DeChristopher, 30, warned of such a reaction in the minutes before receiving his sentence from Benson and urged the judge to order community service working with disadvantaged neighborhoods or even pulling weeds for the victim — in this case, the U.S. government's Bureau of Land Management.
"People fighting for a liveable future will not be discouraged or deterred by anything that happens in this courtroom today," DeChristopher said. "You have authority over my life, but not my principles. They are my own."
Benson ordered the prison time despite the urging of the Salt Lake man's defense team, which argued the activist's "foray into crime was very brief, particularly when considered in the context of his exemplary life. His crimes were not committed to harm anyone."
Benson said such a detour into crime — however passionate DeChristopher's beliefs — could not be excused.
The sentencing followed a daylong vigil of sorts staged by his followers across the street from the federal courthouse, where representatives of Peaceful Uprising led the crowd in songs and rousing speeches. Peter Yarrow of the folk trio Peter, Paul and Mary also spoke and led a sing-a-long.
After the sentence was imposed, impassioned supporters spoke through a megaphone to a crowd gathered on the courthouse steps and implored them not to let DeChristopher's "sacrifice" be in vain.
"I ask every single one of you, what is your commitment?" one woman shouted.
Anderson let those gathered know that DeChristopher would not be coming out to address them.
"They took Tim away. He's gone for at least two years," Anderson announced. "He's not coming out, they took him away. He didn't hurt anyone, he hurt the status quo."
"This is about preserving the planet for people to survive," said Cori Redstone, who attended the event accompanied by two teenage sons. "Really, this sentence is unprecedented for an act of non-violent, peaceful protest."
DeChristopher was an economics major at the University of Utah when a BLM auction was held Dec. 19, 2008. He has said he initially went to the auction to join protesters outside of the downtown Salt Lake BLM offices, but he felt he had to do more.
During the course of the auction, after he registered as a bidder attesting he was there to participate in good faith, DeChristopher bid on 14 parcels for $1.8 million.
He told a BLM special agent he had no intention of paying for them. He subsequently was indicted on third-degree felony counts of violating an onshore oil and gas leasing act and making a false statement and was convicted after a weeklong trial in February.
Emotions also ran high Tuesday at the U.S. Attorney's Office following the sentencing when defense attorney Pat Shea interrupted a press conference with prosecutors. Shea challenged U.S. Attorney for Utah Carlie Christensen as she was outlining the various factors Benson cited as part of his decision.
Shea wanted to know if Utah's top federal prosecutor had ever gone to jail and whether she knew prison would serve as a deterrent to others contemplating similar acts to those committed by DeChristopher.

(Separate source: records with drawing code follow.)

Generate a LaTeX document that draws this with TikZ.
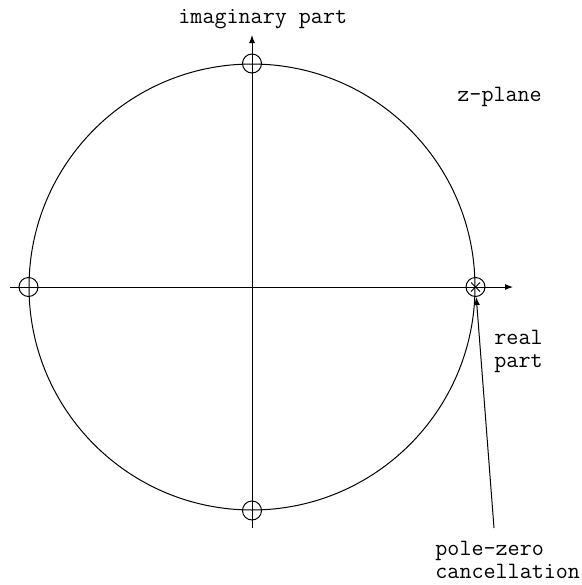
\documentclass[tikz,border=0pt]{standalone}
\usepackage{fontspec}
\usetikzlibrary{positioning, shapes.misc, arrows.meta}

\begin{document}
\begin{tikzpicture}[x=0.5pt, y=-0.5pt,
        axis/.style={line width=0.5pt, -{Latex[length=4pt, width=3pt]}},
        zero/.style={draw, circle, line width=0.5pt, minimum size=9.5pt, inner sep=0pt},
        pole/.style={draw, cross out, line width=0.5pt, minimum size=4pt, inner sep=0pt},
        lbl/.style={font=\ttfamily\fontsize{11.7}{11.5}\selectfont, inner sep=0pt, align=left}
    ]
        \useasboundingbox (0,0) rectangle (582,585);

        % unit circle
        \node[draw, circle, line width=0.5pt, minimum size=223pt, inner sep=0pt] (uc) at (252,287) {};

        % axes
        \coordinate (xl) at (10,287);
        \coordinate (xr) at (513,287);
        \coordinate (yb) at (252,528);
        \coordinate (yt) at (252,35);
        \draw[axis] (xl) -- (xr);
        \draw[axis] (yb) -- (yt);

        % zeros and pole
        \node[zero] (zw) at (uc.west) {};
        \node[zero] (zn) at (uc.north) {};
        \node[zero] (zs) at (uc.south) {};
        \node[zero] (ze) at (uc.east) {};
        \node[pole] (pe) at (uc.east) {};

        % labels
        \node[lbl, anchor=base west] (im) at (178,23) {imaginary part};
        \node[lbl, anchor=base west] (zp) at (457,101) {z-plane};
        \node[lbl, anchor=north west] (re) at (494,330) {real\\part};
        \node[lbl, anchor=north west] (pz) at (435,541) {pole-zero\\cancellation};

        \coordinate (tail) at (494,528);
        \draw[axis] (tail) -- (ze);

    \end{tikzpicture}
\end{document}
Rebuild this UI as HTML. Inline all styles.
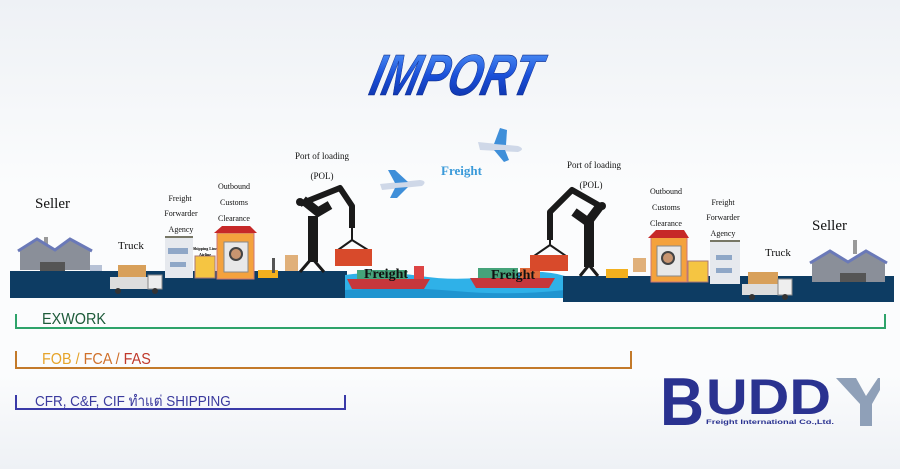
<!DOCTYPE html>
<html><head><meta charset="utf-8"><style>
html,body{margin:0;padding:0;width:900px;height:469px;overflow:hidden}
body{background:linear-gradient(#eef1f5,#fbfcfd 40%,#fbfcfd 80%,#eef1f5)}
svg{display:block}
.s{font-family:"Liberation Serif",serif}
</style></head><body>
<svg width="900" height="469" viewBox="0 0 900 469" xmlns="http://www.w3.org/2000/svg">
<defs>
<linearGradient id="ig" x1="0" y1="0" x2="0" y2="1"><stop offset="0" stop-color="#5aa0ff"/><stop offset="0.5" stop-color="#1a4fd8"/><stop offset="1" stop-color="#0a2a9a"/></linearGradient>
</defs>
<!-- IMPORT -->
<text x="453" y="95" text-anchor="middle" font-family="Liberation Sans,sans-serif" font-weight="bold" font-style="italic" font-size="58" fill="url(#ig)" stroke="#0b2a8a" stroke-width="0.6" textLength="168" lengthAdjust="spacingAndGlyphs" transform="skewX(-14) translate(22,0)">IMPORT</text>

<!-- ground -->
<rect x="10" y="271" width="337" height="27" fill="#0d3c63"/>
<path d="M345 275 Q380 270 420 276 T500 275 T565 276 L565 298 L345 298 Z" fill="#2fb1e8"/>
<path d="M345 290 Q400 286 455 291 T565 290 L565 298 L345 298Z" fill="#1f94d0"/>
<rect x="563" y="276" width="331" height="26" fill="#0d3c63"/>

<!-- left factory -->
<rect x="44" y="237" width="4" height="10" fill="#999"/>
<path d="M20 270 L20 250 L37 240 L55 250 L70 240 L90 250 L90 270Z" fill="#8a8f99"/>
<path d="M18 251 L37 239 L55 250 L70 239 L92 251" stroke="#6a79b8" stroke-width="3" fill="none"/>
<rect x="40" y="262" width="25" height="9" fill="#555"/>
<rect x="90" y="265" width="12" height="6" fill="#b7c2d6"/>
<!-- left truck -->
<rect x="110" y="277" width="40" height="12" fill="#ddd"/><rect x="118" y="265" width="28" height="12" fill="#d8a05a"/>
<rect x="148" y="275" width="14" height="14" fill="#eee" stroke="#888"/>
<circle cx="118" cy="291" r="3" fill="#333"/><circle cx="155" cy="291" r="3" fill="#333"/>
<!-- FFA building -->
<rect x="165" y="238" width="28" height="40" fill="#e6e9ee"/><rect x="168" y="248" width="20" height="6" fill="#8fa7c7"/><rect x="170" y="262" width="16" height="5" fill="#8fa7c7"/>
<rect x="165" y="236" width="28" height="2" fill="#776"/>
<rect x="195" y="256" width="20" height="22" fill="#f5c542" stroke="#a77" stroke-width="1"/>
<text x="205" y="250" font-size="4" text-anchor="middle" class="s" font-weight="bold">Shipping Line</text>
<text x="205" y="256" font-size="4" text-anchor="middle" class="s" font-weight="bold">Airline</text>
<!-- customs -->
<rect x="217" y="233" width="37" height="46" fill="#f4a23d" stroke="#c77" stroke-width="1"/>
<path d="M214 233 L222 226 L250 226 L257 233Z" fill="#c62828"/>
<rect x="224" y="242" width="24" height="30" fill="#e8e8e8" stroke="#888"/>
<circle cx="236" cy="254" r="6" fill="#c89570" stroke="#444" stroke-width="2"/>
<!-- forklift+boxes -->
<rect x="258" y="270" width="20" height="8" fill="#f2b01e"/><rect x="272" y="258" width="3" height="15" fill="#555"/>
<rect x="285" y="255" width="13" height="16" fill="#e0b07a"/>
<!-- left crane -->
<path d="M300 272 L312 258 L324 272" stroke="#1a1a1a" stroke-width="3" fill="none"/>
<rect x="308" y="216" width="10" height="46" fill="#1a1a1a"/>
<path d="M300 204 L340 188 L352 206 L352 228" stroke="#1a1a1a" stroke-width="6" fill="none" stroke-linejoin="round"/>
<path d="M303 200 L318 212 L330 205" stroke="#1a1a1a" stroke-width="9" fill="none"/>
<circle cx="300" cy="202" r="4" fill="#1a1a1a"/>
<path d="M352 228 L352 240 M352 240 L338 250 M352 240 L368 250" stroke="#1a1a1a" stroke-width="2" fill="none"/>
<rect x="335" y="249" width="37" height="17" fill="#d84a2b"/>
<!-- left ship -->
<path d="M347 279 L430 279 L424 289 L352 289Z" fill="#c6373c"/>
<rect x="357" y="270" width="50" height="9" fill="#45a37a"/><rect x="414" y="266" width="10" height="13" fill="#d44"/>
<text x="386" y="278" text-anchor="middle" class="s" font-weight="bold" font-size="14" fill="#111">Freight</text>
<!-- right ship -->
<path d="M470 278 L555 278 L549 288 L476 288Z" fill="#c6373c"/>
<rect x="478" y="268" width="40" height="10" fill="#45a37a"/><rect x="520" y="268" width="20" height="10" fill="#e06a3a"/>
<text x="513" y="279" text-anchor="middle" class="s" font-weight="bold" font-size="14" fill="#111">Freight</text>
<!-- right crane -->
<path d="M580 276 L589 265 L598 276" stroke="#1a1a1a" stroke-width="3" fill="none"/>
<rect x="584" y="220" width="10" height="47" fill="#1a1a1a"/>
<path d="M600 206 L572 190 L550 212 L550 240" stroke="#1a1a1a" stroke-width="6" fill="none" stroke-linejoin="round"/>
<path d="M600 206 L588 222 L574 212" stroke="#1a1a1a" stroke-width="9" fill="none"/>
<circle cx="602" cy="206" r="4" fill="#1a1a1a"/>
<path d="M550 240 L550 245 M550 245 L534 256 M550 245 L566 256" stroke="#1a1a1a" stroke-width="2" fill="none"/>
<rect x="530" y="255" width="38" height="16" fill="#d84a2b"/>
<!-- right forklift/customs -->
<rect x="606" y="269" width="22" height="9" fill="#f2b01e"/><rect x="633" y="258" width="13" height="14" fill="#e0b07a"/>
<rect x="651" y="237" width="36" height="45" fill="#f4a23d" stroke="#c77"/>
<path d="M648 238 L656 230 L684 230 L689 238Z" fill="#c62828"/>
<rect x="657" y="246" width="24" height="30" fill="#e8e8e8" stroke="#888"/>
<circle cx="668" cy="258" r="6" fill="#c89570" stroke="#444" stroke-width="2"/>
<rect x="688" y="261" width="20" height="21" fill="#f5c542" stroke="#a77"/>
<rect x="710" y="242" width="30" height="42" fill="#e6e9ee"/><rect x="710" y="240" width="30" height="2" fill="#776"/>
<rect x="716" y="255" width="16" height="5" fill="#8fa7c7"/><rect x="716" y="268" width="16" height="5" fill="#8fa7c7"/>
<!-- right truck -->
<rect x="742" y="284" width="36" height="11" fill="#ddd"/><rect x="748" y="272" width="30" height="12" fill="#d8a05a"/>
<rect x="778" y="279" width="14" height="16" fill="#eee" stroke="#888"/>
<circle cx="752" cy="297" r="3" fill="#333"/><circle cx="785" cy="297" r="3" fill="#333"/>
<!-- right factory -->
<rect x="853" y="240" width="4" height="14" fill="#999"/>
<path d="M812 282 L812 262 L830 252 L848 262 L866 252 L885 262 L885 282Z" fill="#8a8f99"/>
<path d="M810 263 L830 251 L848 262 L866 251 L887 263" stroke="#6a79b8" stroke-width="3" fill="none"/>
<rect x="840" y="273" width="26" height="9" fill="#555"/>
<!-- planes -->
<g fill="#3f8fd9"><path d="M380 184 L420 180 Q428 181 422 186 L382 190Z" fill="#cfd8e8"/><path d="M395 183 L388 170 L395 170 L408 182Z"/><path d="M395 188 L390 198 L397 198 L408 187Z"/></g>
<g fill="#3f8fd9"><path d="M478 142 L518 146 Q526 149 518 152 L480 150Z" fill="#cfd8e8"/><path d="M494 144 L500 128 L507 130 L506 145Z"/><path d="M494 150 L504 162 L509 160 L505 150Z"/></g>

<!-- labels -->
<g class="s" fill="#111">
<text x="35" y="208" font-size="15">Seller</text>
<text x="118" y="249" font-size="11">Truck</text>
<g font-size="8" text-anchor="middle"><text x="180" y="201">Freight</text><text x="181" y="216">Forwarder</text><text x="181" y="232">Agency</text>
<text x="234" y="189">Outbound</text><text x="234" y="205">Customs</text><text x="234" y="221">Clearance</text>
<text x="666" y="194">Outbound</text><text x="666" y="210">Customs</text><text x="666" y="226">Clearance</text>
<text x="723" y="205">Freight</text><text x="723" y="220">Forwarder</text><text x="723" y="236">Agency</text></g>
<g font-size="9" text-anchor="middle"><text x="322" y="159">Port of loading</text><text x="322" y="179">(POL)</text>
<text x="594" y="168">Port of loading</text><text x="591" y="188">(POL)</text></g>
<text x="765" y="256" font-size="11">Truck</text>
<text x="812" y="230" font-size="15">Seller</text>
</g>
<text x="441" y="175" class="s" font-size="13" font-weight="bold" fill="#3a9ad9">Freight</text>

<!-- bars -->
<path d="M16 314 V328 H885 V314" stroke="#2ea36a" stroke-width="2" fill="none"/>
<text x="42" y="324" font-family="Liberation Sans,sans-serif" font-size="16" fill="#1e5b3a" transform="translate(42 0) scale(0.9 1) translate(-42 0)">EXWORK</text>
<path d="M16 351 V368 H631 V351" stroke="#c37a2a" stroke-width="2" fill="none"/>
<text x="42" y="364" font-family="Liberation Sans,sans-serif" font-size="16" transform="translate(42 0) scale(0.9 1) translate(-42 0)"><tspan fill="#e6a42a">FOB / </tspan><tspan fill="#d0702a">FCA / </tspan><tspan fill="#c0392b">FAS</tspan></text>
<path d="M16 395 V409 H345 V395" stroke="#3a3aa8" stroke-width="2" fill="none"/>
<text x="35" y="406" font-family="Liberation Sans,'Noto Sans CJK SC',sans-serif" font-size="15" fill="#3b3b9e" transform="translate(35 0) scale(0.9 1) translate(-35 0)">CFR, C&amp;F, CIF ทำแต่ SHIPPING</text>

<!-- logo -->
<text x="660" y="425" font-family="Liberation Sans,sans-serif" font-weight="bold" font-size="68" fill="#2a3290" textLength="44" lengthAdjust="spacingAndGlyphs">B</text>
<text x="706" y="414" font-family="Liberation Sans,sans-serif" font-weight="bold" font-size="50" fill="#2a3290" textLength="125" lengthAdjust="spacingAndGlyphs">UDD</text>
<path d="M836 378 L856 378 L866 396 L878 378 L880 378 L880 390 L872 404 L872 426 L860 426 L860 404Z" fill="#8fa0b8"/>
<text x="706" y="424" font-family="Liberation Sans,sans-serif" font-weight="bold" font-size="6.5" fill="#2a3290" textLength="128" lengthAdjust="spacingAndGlyphs">Freight International Co.,Ltd.</text>
</svg>
</body></html>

"I believe it will serve as a deterrent," she responded.
Shea continued questioning her about why BLM agents who saw DeChristopher at the auction didn't stop the man from committing a crime and why the BLM wouldn't accept money that environmentalists had pooled together to pay what DeChristopher owed.
"Mr. Shea, are you here representing the media?" Christensen asked before adding, "I'm not going to engage in that sort of argument."
Shea was later asked to leave the office after reporters tried to conduct interviews with him in the same conference room. Outside the office, he said that he'd never had a client with such a pure motive in 35 years of practicing law.
"Mothers and fathers would be lucky if their sons had the kind of integrity Tim DeChristopher has," Shea said.
Prosecutor John Huber said they had asked for a significant sentence and felt the one Benson handed down "certainly qualifies."
"We find no fault with (Benson's) reasoning," Huber said. "This is a serious case that required a serious sentencing."